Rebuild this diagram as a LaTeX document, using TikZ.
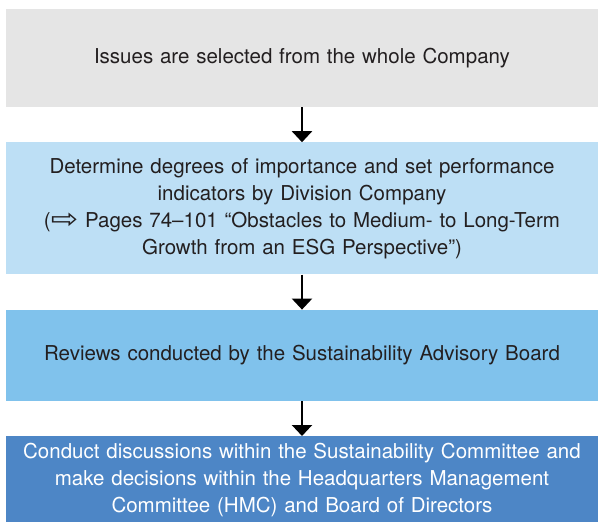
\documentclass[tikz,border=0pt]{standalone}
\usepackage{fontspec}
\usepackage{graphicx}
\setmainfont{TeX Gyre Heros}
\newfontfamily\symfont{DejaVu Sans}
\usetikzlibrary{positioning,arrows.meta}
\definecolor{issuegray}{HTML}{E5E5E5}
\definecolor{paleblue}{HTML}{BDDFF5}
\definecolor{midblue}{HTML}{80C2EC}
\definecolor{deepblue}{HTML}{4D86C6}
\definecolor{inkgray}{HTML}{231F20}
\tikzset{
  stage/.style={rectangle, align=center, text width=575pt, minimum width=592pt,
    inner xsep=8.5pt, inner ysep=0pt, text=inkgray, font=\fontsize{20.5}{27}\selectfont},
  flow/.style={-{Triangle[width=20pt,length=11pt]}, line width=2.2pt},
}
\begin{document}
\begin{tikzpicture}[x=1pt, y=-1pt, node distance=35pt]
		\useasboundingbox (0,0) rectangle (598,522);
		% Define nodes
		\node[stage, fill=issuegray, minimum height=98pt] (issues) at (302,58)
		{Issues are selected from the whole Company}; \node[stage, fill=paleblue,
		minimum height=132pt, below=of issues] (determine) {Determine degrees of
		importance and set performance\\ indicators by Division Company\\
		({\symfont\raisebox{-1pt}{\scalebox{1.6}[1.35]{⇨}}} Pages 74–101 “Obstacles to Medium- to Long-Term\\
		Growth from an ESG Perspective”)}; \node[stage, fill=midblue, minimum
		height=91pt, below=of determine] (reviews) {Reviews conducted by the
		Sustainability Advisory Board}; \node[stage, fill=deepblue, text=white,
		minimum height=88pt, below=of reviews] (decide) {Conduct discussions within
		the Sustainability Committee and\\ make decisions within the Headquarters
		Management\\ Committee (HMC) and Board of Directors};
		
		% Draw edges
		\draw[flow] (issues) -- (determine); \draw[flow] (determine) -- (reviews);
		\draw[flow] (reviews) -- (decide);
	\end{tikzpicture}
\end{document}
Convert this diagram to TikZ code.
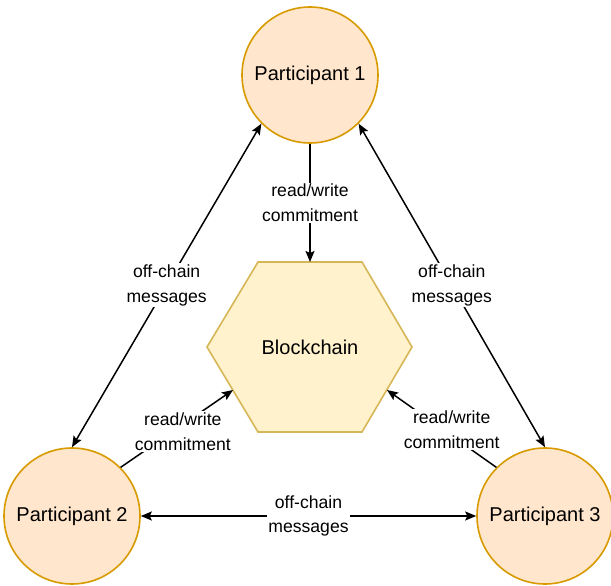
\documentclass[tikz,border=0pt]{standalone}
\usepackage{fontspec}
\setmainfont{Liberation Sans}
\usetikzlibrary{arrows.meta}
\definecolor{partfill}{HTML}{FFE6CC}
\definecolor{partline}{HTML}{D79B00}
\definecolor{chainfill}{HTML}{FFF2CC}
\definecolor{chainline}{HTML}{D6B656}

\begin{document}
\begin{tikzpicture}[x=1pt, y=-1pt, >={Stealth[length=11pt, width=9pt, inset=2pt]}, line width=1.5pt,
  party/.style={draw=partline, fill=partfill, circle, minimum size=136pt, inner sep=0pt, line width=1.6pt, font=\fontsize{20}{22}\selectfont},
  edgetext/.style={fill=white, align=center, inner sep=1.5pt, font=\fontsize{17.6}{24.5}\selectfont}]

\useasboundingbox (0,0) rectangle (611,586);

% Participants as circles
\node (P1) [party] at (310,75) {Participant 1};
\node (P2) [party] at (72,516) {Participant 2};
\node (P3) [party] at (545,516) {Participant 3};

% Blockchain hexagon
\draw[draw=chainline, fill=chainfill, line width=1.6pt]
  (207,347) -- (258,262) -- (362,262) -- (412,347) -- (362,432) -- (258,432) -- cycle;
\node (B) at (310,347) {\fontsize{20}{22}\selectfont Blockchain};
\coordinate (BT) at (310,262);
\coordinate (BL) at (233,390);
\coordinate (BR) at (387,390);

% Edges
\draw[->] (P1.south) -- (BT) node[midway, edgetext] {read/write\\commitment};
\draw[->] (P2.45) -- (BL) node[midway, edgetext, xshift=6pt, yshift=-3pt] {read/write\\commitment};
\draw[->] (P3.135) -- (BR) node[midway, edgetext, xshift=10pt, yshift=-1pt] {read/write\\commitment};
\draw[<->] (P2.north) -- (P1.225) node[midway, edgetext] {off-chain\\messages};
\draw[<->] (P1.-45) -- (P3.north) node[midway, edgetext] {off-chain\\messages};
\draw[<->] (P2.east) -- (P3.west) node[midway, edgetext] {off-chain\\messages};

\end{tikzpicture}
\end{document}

* * * *

> **Instructions to follow**
Pictures are excluded. Repeat exactly the lines from the one containing "Convert this diagram to TikZ code." to the one containing "(P3) [party] at", inclusive.

> **Result**
Convert this diagram to TikZ code.
\documentclass[tikz,border=0pt]{standalone}
\usepackage{fontspec}
\setmainfont{Liberation Sans}
\usetikzlibrary{arrows.meta}
\definecolor{partfill}{HTML}{FFE6CC}
\definecolor{partline}{HTML}{D79B00}
\definecolor{chainfill}{HTML}{FFF2CC}
\definecolor{chainline}{HTML}{D6B656}

\begin{document}
\begin{tikzpicture}[x=1pt, y=-1pt, >={Stealth[length=11pt, width=9pt, inset=2pt]}, line width=1.5pt,
  party/.style={draw=partline, fill=partfill, circle, minimum size=136pt, inner sep=0pt, line width=1.6pt, font=\fontsize{20}{22}\selectfont},
  edgetext/.style={fill=white, align=center, inner sep=1.5pt, font=\fontsize{17.6}{24.5}\selectfont}]

\useasboundingbox (0,0) rectangle (611,586);

% Participants as circles
\node (P1) [party] at (310,75) {Participant 1};
\node (P2) [party] at (72,516) {Participant 2};
\node (P3) [party] at (545,516) {Participant 3};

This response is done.